Matt Velasco gets fit for life
At the age of 15, Matt Velasco still wrestled and rode his bike to work at a fast-food burger joint. By the time, he graduated from South St. Paul High School, he had quit the wrestling team, traded his bike for a car and ballooned from a hale 180 pounds to a perilous 260.
Today, at age 26, Velasco is holding steady at 144 pounds (at one point he was down to 139) with the goal to actually gain weight and level out at 155. His made his journey to wellness on his own with no professional guidance and little encouragement. In fall 2010, he enrolled in the Exercise and Sports Science program with plans to earn his A.A.S. degree and launch a career as a fitness counselor. Velasco is driven to pass on what he learned during his quest to drop more than 120 pounds. His days of dining at mega-calorie burger restaurants are long gone.
“I got into management right away and that meant free food—as much of it as I could handle,” said Velasco about his time working in the fast-food industry. “I didn’t have the self-control to avoid overeating.”
Active and extroverted as a child, Velasco lost his self-esteem and became unhappily introverted as his weight increased. His first move to change things involved quitting his fast-food job and cutting out soda pop—in his case a brand that contained 46 grams of sugar in a single 12-ounce can. Using positive mental imagery, regular exercise and common-sense nutrition, Velasco reached his target weight.
“I got into management right away and that meant free food—as much of it as I could handle. I didn’t have the self-control to avoid overeating.”

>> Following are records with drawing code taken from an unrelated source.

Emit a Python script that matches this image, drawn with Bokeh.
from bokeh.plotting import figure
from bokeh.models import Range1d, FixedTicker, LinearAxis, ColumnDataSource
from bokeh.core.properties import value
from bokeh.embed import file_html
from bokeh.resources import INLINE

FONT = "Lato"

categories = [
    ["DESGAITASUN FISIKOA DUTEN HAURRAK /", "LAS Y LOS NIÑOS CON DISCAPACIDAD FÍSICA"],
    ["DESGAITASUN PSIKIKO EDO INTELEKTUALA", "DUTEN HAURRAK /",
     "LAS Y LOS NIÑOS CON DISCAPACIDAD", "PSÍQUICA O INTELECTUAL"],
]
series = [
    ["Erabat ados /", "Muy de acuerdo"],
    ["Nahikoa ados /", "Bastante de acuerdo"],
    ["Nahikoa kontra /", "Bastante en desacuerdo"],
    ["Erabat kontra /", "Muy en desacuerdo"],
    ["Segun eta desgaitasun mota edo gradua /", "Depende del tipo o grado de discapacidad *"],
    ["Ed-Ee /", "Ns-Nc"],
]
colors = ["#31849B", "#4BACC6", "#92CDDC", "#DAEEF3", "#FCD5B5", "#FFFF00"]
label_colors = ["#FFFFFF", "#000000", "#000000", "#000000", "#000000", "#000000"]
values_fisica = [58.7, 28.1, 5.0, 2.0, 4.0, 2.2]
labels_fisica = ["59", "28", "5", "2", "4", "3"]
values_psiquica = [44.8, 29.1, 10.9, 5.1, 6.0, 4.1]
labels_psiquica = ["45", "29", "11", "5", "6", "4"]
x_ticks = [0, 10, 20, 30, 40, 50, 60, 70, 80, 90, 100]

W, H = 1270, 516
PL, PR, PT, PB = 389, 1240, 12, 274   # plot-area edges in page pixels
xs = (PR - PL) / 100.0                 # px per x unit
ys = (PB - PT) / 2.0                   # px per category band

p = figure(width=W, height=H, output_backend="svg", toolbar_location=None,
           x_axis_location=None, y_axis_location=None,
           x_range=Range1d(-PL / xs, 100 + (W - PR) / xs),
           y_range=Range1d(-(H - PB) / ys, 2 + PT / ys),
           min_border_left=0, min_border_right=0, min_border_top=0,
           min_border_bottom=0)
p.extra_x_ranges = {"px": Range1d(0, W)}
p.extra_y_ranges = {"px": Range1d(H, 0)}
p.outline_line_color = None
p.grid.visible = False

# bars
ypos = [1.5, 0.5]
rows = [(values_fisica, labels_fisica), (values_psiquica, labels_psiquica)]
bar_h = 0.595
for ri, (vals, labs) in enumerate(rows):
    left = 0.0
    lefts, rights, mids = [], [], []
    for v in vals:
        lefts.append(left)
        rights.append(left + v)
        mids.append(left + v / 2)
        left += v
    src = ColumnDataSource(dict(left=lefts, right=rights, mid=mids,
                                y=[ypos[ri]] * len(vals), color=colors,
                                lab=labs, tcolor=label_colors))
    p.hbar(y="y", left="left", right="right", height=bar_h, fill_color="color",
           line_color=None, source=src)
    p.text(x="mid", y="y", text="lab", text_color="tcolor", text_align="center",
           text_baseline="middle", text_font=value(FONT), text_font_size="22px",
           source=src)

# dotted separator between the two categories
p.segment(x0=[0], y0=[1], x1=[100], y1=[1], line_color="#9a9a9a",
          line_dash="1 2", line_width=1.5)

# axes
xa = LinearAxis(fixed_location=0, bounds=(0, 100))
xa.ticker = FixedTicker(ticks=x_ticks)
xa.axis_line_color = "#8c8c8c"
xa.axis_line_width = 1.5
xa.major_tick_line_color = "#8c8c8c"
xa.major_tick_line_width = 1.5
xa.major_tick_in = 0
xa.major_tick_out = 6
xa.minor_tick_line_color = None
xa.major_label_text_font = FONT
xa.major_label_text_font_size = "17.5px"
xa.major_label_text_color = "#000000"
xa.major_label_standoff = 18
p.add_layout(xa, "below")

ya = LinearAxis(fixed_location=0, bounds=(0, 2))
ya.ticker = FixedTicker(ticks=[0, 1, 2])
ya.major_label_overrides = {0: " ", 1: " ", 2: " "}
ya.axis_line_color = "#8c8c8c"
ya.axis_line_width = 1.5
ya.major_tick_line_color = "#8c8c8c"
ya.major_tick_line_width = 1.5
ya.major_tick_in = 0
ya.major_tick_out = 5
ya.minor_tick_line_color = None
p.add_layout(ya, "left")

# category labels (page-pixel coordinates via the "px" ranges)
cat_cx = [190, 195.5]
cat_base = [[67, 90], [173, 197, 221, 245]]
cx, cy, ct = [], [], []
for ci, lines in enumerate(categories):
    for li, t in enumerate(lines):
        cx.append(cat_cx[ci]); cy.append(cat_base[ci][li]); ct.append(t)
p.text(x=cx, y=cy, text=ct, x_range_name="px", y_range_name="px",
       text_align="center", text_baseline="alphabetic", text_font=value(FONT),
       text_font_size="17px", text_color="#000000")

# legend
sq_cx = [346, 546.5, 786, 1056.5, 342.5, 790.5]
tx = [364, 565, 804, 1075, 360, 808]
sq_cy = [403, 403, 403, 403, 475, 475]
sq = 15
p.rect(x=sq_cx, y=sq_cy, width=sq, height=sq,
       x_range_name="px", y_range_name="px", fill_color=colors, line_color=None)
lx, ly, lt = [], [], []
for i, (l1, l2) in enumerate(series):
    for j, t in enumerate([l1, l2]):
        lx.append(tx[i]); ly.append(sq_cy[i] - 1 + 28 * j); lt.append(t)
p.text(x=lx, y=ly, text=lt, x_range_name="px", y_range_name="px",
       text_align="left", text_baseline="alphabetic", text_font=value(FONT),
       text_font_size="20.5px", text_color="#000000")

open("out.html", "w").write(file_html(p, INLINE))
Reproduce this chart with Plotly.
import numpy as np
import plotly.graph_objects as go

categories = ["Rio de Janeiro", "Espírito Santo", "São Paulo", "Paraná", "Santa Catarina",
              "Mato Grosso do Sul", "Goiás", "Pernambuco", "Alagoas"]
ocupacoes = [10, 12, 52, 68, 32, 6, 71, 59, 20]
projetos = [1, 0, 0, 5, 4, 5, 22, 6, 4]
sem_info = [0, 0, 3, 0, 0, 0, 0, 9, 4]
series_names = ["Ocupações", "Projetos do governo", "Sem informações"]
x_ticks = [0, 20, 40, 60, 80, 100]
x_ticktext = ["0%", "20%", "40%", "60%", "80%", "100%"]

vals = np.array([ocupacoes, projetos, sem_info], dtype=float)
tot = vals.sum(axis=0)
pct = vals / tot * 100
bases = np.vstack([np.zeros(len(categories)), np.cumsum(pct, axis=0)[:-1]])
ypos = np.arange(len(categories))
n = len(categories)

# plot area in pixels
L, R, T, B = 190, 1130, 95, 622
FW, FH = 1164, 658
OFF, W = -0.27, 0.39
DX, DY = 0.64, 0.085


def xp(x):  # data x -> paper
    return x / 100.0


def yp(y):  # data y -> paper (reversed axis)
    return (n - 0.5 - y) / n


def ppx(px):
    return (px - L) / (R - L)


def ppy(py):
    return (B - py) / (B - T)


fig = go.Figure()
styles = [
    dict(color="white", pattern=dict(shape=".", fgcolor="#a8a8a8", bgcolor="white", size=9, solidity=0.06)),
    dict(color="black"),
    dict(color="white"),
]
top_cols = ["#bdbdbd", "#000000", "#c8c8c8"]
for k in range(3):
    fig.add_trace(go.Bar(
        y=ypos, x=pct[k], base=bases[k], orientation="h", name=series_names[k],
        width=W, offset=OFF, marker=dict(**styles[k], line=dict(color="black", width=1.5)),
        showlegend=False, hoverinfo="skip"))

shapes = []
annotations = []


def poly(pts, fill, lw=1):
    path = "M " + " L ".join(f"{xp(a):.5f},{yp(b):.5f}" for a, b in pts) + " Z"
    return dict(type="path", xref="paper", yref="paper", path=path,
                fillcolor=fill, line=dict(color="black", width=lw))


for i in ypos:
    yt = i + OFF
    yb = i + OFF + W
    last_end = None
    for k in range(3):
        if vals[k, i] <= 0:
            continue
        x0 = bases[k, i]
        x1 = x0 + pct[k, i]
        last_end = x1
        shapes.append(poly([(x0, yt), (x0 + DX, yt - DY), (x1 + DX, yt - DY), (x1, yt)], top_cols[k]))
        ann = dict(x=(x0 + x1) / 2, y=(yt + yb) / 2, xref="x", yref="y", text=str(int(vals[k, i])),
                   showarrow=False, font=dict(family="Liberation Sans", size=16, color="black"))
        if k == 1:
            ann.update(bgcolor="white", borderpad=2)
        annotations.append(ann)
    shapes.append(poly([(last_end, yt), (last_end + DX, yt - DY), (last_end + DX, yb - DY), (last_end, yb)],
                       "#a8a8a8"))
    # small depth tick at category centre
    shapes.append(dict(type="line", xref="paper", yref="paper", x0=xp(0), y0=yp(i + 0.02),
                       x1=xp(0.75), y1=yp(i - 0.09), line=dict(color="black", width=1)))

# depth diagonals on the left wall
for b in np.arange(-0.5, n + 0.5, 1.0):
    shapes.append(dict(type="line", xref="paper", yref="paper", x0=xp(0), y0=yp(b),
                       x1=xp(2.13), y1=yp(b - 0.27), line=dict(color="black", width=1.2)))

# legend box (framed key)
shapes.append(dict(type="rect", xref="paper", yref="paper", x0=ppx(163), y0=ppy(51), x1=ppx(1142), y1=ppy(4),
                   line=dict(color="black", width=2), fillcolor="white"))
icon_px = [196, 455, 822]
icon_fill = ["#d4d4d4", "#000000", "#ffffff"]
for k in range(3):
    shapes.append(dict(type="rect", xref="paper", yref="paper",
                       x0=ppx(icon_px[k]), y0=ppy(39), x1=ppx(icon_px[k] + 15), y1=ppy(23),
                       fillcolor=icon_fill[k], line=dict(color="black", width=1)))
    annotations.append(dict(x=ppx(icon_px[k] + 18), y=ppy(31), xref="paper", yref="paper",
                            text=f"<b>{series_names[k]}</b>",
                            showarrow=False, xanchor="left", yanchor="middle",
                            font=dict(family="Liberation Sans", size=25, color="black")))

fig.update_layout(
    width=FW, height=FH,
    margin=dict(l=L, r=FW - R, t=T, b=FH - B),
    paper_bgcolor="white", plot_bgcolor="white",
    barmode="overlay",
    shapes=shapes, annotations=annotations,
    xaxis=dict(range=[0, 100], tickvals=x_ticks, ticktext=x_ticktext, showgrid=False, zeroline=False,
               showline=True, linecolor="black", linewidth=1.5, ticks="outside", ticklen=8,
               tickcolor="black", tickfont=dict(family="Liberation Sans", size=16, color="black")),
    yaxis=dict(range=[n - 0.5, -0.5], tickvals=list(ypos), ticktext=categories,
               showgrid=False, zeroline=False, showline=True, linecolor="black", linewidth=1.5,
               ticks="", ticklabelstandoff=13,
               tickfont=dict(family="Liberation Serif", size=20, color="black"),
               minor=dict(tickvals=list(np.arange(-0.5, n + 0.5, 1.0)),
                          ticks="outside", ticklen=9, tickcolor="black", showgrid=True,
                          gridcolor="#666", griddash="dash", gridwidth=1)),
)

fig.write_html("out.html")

During the process, he gained an unshakeable appreciation for exercising sensibly, paying close attention to what he ate and focusing constructively on his ideal body weight. He believes dwelling on your own negative feedback is one way to stymie progress.
“Matt came to our program because he wants to inspire other people who want to lose weight,” said Sara Woodward, the college’s exercise and sport science instructor. Woodward pointed out that the fitness industry Velasco will be joining is much different from the one that generated the Jane Fonda aerobics craze of the 1980s.
“We are far more high-tech today,” she said. “The training fitness professionals offer is much more sophisticated and specific to individual goals. We can focus on people seeking cosmetic or health-related assistance. We also train athletes for performance in such specialized areas as agility, speed and power. We can train based on the biomechanical demands of a particular sport down to individual positions.”
Woodward reported that fitness consciousness needs to begin early in life, noting that physically active children are more likely to be physically active as adults. She explained that any fitness regimen needs to cover both cardiovascular and resistance training while steering clear of fad gadgets. She also said that exercise regimens as a rule should begin with a wellness evaluation.
“We are far more high-tech today. The training fitness professionals offer is much more sophisticated and specific to individual goals.”
“Our program is now offering the New Leaf Metabolic Assessment to students, staff, faculty and community members,” she said, adding that the assessment is a simple, two-step process, one offering personalized details about a person’s caloric requirements and fitness level along with a direction to proceed for achieving performance, health or fitness objectives.
For Matt Velasco, those objectives are no longer personal, but universal. “People ask me how I lost the weight and it makes me really happy to share my experience with them,” he said. “I’m proof that with the right motivation it can be done.”
With fitness pros like Velasco and his fellow students in the pipeline, no one has to go it alone.